Scan the data beneath this task and copy each line that includes "React".

◇ ◇ ◇

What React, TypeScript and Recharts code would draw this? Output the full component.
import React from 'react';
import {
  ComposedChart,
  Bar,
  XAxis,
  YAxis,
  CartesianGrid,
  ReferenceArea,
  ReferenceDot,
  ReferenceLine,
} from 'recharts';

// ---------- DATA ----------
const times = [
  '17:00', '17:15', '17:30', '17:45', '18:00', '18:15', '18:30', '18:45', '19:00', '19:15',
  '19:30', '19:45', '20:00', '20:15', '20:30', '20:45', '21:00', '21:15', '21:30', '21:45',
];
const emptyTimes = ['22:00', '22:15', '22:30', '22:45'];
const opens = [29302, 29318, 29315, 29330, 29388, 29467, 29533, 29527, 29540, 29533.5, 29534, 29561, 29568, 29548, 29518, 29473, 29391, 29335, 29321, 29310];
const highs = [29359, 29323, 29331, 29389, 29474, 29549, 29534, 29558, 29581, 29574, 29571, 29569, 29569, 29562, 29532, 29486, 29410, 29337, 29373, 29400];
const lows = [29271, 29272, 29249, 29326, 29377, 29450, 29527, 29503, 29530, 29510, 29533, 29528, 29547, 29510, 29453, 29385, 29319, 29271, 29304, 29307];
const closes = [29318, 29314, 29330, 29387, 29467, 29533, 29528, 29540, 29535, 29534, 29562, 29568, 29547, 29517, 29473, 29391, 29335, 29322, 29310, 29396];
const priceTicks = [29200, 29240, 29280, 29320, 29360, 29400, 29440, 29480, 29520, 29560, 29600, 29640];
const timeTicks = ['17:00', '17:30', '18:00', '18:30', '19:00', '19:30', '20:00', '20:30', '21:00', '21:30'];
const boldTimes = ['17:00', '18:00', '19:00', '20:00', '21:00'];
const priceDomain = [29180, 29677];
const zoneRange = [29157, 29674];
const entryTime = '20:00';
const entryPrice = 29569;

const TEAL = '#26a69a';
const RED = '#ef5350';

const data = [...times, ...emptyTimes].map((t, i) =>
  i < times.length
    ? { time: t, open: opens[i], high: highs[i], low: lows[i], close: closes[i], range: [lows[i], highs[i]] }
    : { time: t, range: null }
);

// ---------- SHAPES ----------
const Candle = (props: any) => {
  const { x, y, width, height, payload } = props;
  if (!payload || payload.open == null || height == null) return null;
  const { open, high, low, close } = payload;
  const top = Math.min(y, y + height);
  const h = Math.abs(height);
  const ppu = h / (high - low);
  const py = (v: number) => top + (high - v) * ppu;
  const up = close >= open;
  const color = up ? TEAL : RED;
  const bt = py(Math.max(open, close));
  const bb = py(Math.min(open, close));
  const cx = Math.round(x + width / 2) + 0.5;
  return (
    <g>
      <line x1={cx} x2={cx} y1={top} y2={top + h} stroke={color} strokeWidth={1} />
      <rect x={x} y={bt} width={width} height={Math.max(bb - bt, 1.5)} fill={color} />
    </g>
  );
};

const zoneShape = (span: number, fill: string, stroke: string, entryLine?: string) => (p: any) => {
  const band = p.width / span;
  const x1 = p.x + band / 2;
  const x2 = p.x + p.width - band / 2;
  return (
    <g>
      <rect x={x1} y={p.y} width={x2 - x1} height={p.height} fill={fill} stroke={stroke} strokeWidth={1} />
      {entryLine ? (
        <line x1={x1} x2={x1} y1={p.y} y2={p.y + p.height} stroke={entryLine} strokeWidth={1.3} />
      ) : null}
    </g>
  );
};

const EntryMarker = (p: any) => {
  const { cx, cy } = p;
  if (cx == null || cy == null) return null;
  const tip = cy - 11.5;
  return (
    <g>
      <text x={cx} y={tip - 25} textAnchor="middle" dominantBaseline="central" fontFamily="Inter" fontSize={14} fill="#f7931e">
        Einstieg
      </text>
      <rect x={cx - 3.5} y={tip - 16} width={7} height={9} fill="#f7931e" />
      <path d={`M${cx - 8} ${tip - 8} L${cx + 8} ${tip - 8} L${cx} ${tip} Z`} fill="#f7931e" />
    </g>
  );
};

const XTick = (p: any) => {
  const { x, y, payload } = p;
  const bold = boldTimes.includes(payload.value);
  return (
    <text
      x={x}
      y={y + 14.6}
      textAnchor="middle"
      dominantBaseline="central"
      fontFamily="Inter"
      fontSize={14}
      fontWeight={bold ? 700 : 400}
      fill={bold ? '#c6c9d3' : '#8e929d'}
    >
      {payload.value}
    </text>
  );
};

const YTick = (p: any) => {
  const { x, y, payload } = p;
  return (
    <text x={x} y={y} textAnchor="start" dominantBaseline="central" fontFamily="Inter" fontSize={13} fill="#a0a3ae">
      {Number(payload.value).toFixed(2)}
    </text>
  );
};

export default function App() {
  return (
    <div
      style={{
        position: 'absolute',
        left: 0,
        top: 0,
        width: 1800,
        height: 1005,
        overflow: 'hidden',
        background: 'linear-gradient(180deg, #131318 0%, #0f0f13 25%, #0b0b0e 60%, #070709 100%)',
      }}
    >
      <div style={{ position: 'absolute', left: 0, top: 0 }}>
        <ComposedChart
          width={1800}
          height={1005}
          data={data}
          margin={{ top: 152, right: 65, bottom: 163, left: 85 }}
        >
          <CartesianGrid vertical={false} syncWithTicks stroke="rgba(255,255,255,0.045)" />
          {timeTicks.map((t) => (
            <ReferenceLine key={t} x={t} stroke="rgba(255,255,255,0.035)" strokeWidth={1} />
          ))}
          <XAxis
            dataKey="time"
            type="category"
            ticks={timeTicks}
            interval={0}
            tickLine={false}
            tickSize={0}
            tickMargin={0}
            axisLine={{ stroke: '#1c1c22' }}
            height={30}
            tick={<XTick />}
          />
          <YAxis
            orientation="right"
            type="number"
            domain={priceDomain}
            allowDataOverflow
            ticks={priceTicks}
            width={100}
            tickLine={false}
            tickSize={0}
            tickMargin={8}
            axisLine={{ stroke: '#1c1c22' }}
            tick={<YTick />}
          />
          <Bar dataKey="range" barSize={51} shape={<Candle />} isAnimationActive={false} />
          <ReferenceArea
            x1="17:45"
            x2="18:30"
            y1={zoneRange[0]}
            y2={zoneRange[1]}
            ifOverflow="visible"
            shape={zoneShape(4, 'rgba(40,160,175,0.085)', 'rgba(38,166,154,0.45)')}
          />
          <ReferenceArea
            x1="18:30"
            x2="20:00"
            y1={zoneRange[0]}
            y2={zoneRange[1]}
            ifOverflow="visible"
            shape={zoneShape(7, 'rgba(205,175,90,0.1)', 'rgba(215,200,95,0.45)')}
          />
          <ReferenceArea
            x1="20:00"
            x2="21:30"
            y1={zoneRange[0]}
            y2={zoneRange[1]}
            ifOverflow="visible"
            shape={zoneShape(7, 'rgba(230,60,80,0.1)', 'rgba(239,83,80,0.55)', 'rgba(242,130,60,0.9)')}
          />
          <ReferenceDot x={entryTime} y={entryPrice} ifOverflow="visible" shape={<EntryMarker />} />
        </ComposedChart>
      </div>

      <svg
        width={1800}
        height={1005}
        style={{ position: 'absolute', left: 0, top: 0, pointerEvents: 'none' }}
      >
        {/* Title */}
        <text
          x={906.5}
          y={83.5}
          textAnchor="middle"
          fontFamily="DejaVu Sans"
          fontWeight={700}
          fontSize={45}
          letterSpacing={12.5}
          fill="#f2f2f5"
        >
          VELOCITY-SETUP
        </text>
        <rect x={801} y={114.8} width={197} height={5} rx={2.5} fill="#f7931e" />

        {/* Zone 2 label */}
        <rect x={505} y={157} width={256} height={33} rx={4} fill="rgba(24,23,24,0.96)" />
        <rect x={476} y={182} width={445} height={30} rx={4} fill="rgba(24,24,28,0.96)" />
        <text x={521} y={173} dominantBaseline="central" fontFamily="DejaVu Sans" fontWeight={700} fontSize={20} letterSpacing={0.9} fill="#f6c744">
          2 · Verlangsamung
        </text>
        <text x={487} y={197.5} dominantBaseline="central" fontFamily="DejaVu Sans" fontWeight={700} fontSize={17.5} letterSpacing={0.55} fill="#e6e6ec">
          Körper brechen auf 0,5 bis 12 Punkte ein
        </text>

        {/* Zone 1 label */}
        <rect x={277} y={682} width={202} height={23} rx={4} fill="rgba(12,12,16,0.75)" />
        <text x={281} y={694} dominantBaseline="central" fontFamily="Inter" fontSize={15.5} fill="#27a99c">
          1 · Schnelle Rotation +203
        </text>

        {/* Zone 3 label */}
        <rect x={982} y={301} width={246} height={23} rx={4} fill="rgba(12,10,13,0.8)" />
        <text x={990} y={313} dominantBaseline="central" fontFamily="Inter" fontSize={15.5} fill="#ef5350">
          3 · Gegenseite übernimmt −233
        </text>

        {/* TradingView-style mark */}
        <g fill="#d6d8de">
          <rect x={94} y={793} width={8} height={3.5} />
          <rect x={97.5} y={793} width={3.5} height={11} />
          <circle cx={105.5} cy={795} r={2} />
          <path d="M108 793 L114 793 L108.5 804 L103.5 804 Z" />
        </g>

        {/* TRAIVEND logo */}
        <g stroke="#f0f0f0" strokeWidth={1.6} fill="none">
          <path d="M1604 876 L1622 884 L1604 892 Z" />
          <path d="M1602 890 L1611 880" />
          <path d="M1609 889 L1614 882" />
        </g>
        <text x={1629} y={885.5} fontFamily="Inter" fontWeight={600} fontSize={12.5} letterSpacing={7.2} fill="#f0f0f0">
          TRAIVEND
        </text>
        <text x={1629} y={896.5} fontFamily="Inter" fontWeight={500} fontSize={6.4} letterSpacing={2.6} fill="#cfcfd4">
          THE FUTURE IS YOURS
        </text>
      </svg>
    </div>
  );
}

◇ ◇ ◇

→ Finished exercise
What React, TypeScript and Recharts code would draw this? Output the full component.
import React from 'react';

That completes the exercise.